En el capítulo 10 del evangelio de Juan, mientras Jesús pasea por el pórtico del templo de Jerusalén, unos fariseos se acercan para pedirle que no les tuviera más en ascuas y revelara su identidad. El evangelista contextualiza este hecho, este desafío que se presenta como una auténtica súplica, con un dato aparentemente marginal: era invierno.

Pocas cosas en el paso del tiempo son tan sugerentes como la llegada de septiembre. La potencia evocadora que suele ir unida a este mes es enorme, hasta el punto de que, no sin razón, el principio de septiembre se suele celebrar como una especie de año nuevo para la sociedad occidental. Septiembre es por tanto sinónimo de inicio, pero también de fin. Con septiembre, todo lo que se ha vivido –y ha caldeado el corazón durante días o semanas– está destinado a cambiar, a transformarse, incluso a desaparecer.

Se vuelve a empezar, pues. Y se dejan cosas, se pasa página. Lo que vuelve a empezar en septiembre no son las formas convencionales de la vida civil, que sin duda también pero no son las únicas. Lo que vuelve en septiembre es el desafío de la realidad, la relación con la realidad, que nos provoca y nos hace crecer.

Es como si llegara un momento en que el corazón pretendiera saber qué es el dolor que estamos viviendo, el amor que nos ha invadido, el miedo que nos atenaza, la alegría que ha tocado nuestro corazón. No nos tengas más en ascuas, ¡dinos quién eres! La súplica malévola de esos hombres de Jerusalén se convierte en nuestra pregunta, esa pregunta que día a día va abriéndose paso a medida que pasa el tiempo y la realidad vuelve a alcanzarnos y a ponernos de espaldas contra la pared.
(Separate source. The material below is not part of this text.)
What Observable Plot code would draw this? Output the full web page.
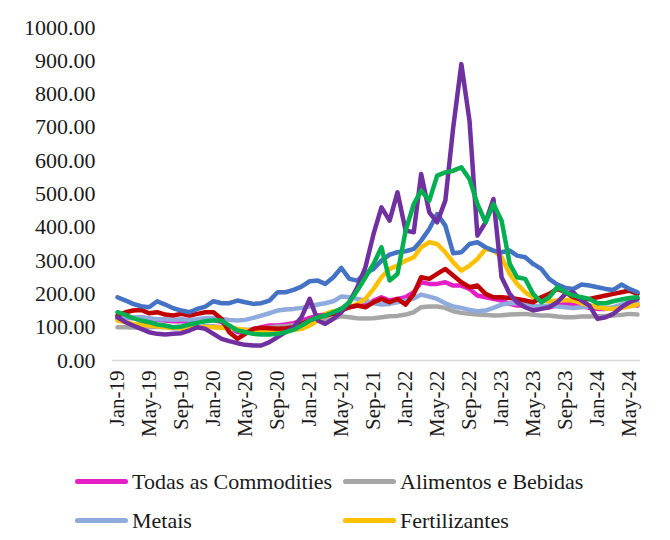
<!DOCTYPE html>
<html><head><meta charset="utf-8">
<script src="https://cdn.jsdelivr.net/npm/d3@7"></script>
<script src="https://cdn.jsdelivr.net/npm/@observablehq/plot@0.6"></script>
<style>
body{margin:0;background:#fff;font-family:"Liberation Serif","Times New Roman",serif;}
#legend{display:grid;grid-template-columns:268px auto;grid-auto-rows:39px;padding:2px 0 0 75px;}
.item{display:flex;align-items:center;font-size:22px;color:#1a1a1a;white-space:nowrap;font-family:"Liberation Serif","Times New Roman",serif;}
.sw{width:53px;height:5px;border-radius:3px;margin-right:4px;}
</style></head><body><div id="chart"></div><div id="legend"></div>
<script>
const firstMonth = "Jan-19", lastMonth = "Jun-24";
const tickLabels = ["Jan-19","May-19","Sep-19","Jan-20","May-20","Sep-20","Jan-21","May-21","Sep-21","Jan-22","May-22","Sep-22","Jan-23","May-23","Sep-23","Jan-24","May-24"];
const yTicks = [0,100,200,300,400,500,600,700,800,900,1000];

const seriesNames = ["Todas as Commodities","Alimentos e Bebidas","Metais","Fertilizantes","Energia","Petróleo","Gás Natural","Carvão"];
const legendNames = ["Todas as Commodities","Alimentos e Bebidas","Metais","Fertilizantes"];
const colors = ["#e51ec6","#a6a6a6","#8faadc","#ffc000","#c00000","#4472c4","#7030a0","#00b050"];

const todas = [125,128,128,130,125,122,120,118,118,118,120,122,
  122,115,100,85,85,95,100,105,105,108,112,120,
  128,135,138,145,155,160,165,165,180,190,180,185,
  190,205,235,230,230,235,225,225,215,195,190,185,
  180,170,165,165,160,158,160,165,170,168,163,158,
  155,155,158,165,168,165];
const alimentos = [100,100,99,98,100,101,100,97,97,98,100,103,
  103,100,97,93,92,93,96,99,102,103,106,110,
  117,120,122,126,133,130,127,126,127,130,133,134,
  138,145,160,162,162,158,148,143,140,138,137,135,
  136,138,139,140,137,135,135,132,130,130,132,132,
  133,134,135,137,140,138];
const metais = [125,128,130,130,127,124,124,122,124,122,124,127,
  128,125,122,120,122,128,135,142,150,153,155,158,
  162,168,172,178,192,190,185,180,172,168,170,175,
  180,186,198,192,185,172,162,158,152,148,150,158,
  168,172,172,170,165,163,165,162,160,158,160,162,
  160,157,160,168,176,175];
const fertilizantes = [120,115,110,108,105,103,100,98,97,97,98,100,
  100,98,97,95,92,88,85,85,87,90,92,95,
  105,120,140,148,150,160,170,185,215,250,275,285,
  300,310,340,355,350,325,295,270,285,305,335,330,
  310,260,230,205,190,182,178,180,182,180,172,166,
  160,156,155,158,162,168];
const energia = [135,145,150,152,142,145,138,135,140,135,140,145,
  145,125,85,65,80,95,98,97,95,97,100,110,
  120,130,135,140,150,160,165,160,175,185,175,185,
  168,200,250,245,260,275,255,235,220,225,200,190,
  190,188,185,180,175,190,200,215,205,190,182,185,
  190,195,200,205,210,200];
const petroleo = [190,180,170,163,160,178,168,157,150,145,155,162,
  178,172,172,180,175,170,172,180,205,205,212,222,
  238,240,230,250,278,245,240,262,275,300,318,325,
  328,335,360,395,440,405,322,325,350,355,340,330,
  325,330,315,310,290,275,245,228,218,215,228,225,
  220,215,212,228,215,205];
const gas = [130,115,105,95,85,80,78,80,82,90,100,95,
  80,65,58,52,47,45,45,55,70,85,100,130,
  185,120,110,125,145,175,220,280,380,460,420,505,
  390,385,560,445,415,480,700,890,720,375,415,485,
  250,200,175,160,150,155,160,175,200,205,180,165,
  125,130,140,160,175,185];
const carvao = [145,137,127,120,115,108,105,100,102,108,113,118,
  120,120,105,90,85,80,78,78,80,85,92,105,
  120,130,135,145,155,175,210,250,290,340,240,260,
  390,470,510,480,555,565,570,580,545,470,415,470,
  420,290,250,245,200,175,190,220,205,195,190,185,
  172,172,178,183,188,190];

const seriesValues = [todas, alimentos, metais, fertilizantes, energia, petroleo, gas, carvao];

const parse = d3.utcParse("%b-%y");
const dates = d3.utcMonth.range(parse(firstMonth), d3.utcMonth.offset(parse(lastMonth), 1));
const rows = [];
seriesNames.forEach((name, k) => seriesValues[k].forEach((v, i) => rows.push({series: name, date: dates[i], value: v})));

const chart = Plot.plot({
  width: 670, height: 460,
  marginLeft: 112, marginRight: 30, marginTop: 27, marginBottom: 100,
  style: {fontFamily: "Liberation Serif, Times New Roman, serif", color: "#1a1a1a", background: "#fff"},
  x: {type: "utc", domain: [dates[0], dates[dates.length - 1]], insetLeft: 5, insetRight: 3},
  y: {domain: [0, 1000]},
  color: {domain: seriesNames, range: colors},
  marks: [
    Plot.ruleY([0], {stroke: "#d9d9d9", strokeWidth: 1.5}),
    Plot.axisY({ticks: yTicks, tickSize: 0, tickPadding: 17, tickFormat: d => d.toFixed(2), fontSize: 22, label: null}),
    Plot.axisX({ticks: tickLabels.map(parse), tickSize: 0, tickPadding: 10, tickRotate: -90, tickFormat: d3.utcFormat("%b-%y"), fontSize: 21, label: null}),
    Plot.line(rows, {x: "date", y: "value", z: "series", stroke: "series", strokeWidth: 4.5, strokeLinejoin: "round", strokeLinecap: "round"})
  ]
});
document.getElementById("chart").appendChild(chart);

const legend = document.getElementById("legend");
legendNames.forEach(name => {
  const it = document.createElement("div");
  it.className = "item";
  const sw = document.createElement("span");
  sw.className = "sw";
  sw.style.background = colors[seriesNames.indexOf(name)];
  it.appendChild(sw);
  it.appendChild(document.createTextNode(name));
  legend.appendChild(it);
});
</script></body></html>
Con la experiencia no se puede hacer trampas, ni con la vida. Ese es el invierno del que habla el evangelista, el ansia trepidante del corazón por poner nombre, por descubrir la identidad, por todo lo que nos ha pasado. ¿Cómo se llama esta vida mía? ¿Qué nombre tienen mis lágrimas? ¿Qué es este pecado? ¿De dónde viene toda esta confusión? ¿Quién eres tú que me amas, me abrazas, me besas, me hablas, me desafías, me asaltas? Sería demasiado fácil responder, demasiado obvio. Mejor dar tiempo al tiempo y fiarse de este extraño don que comienza. Y que se llama septiembre.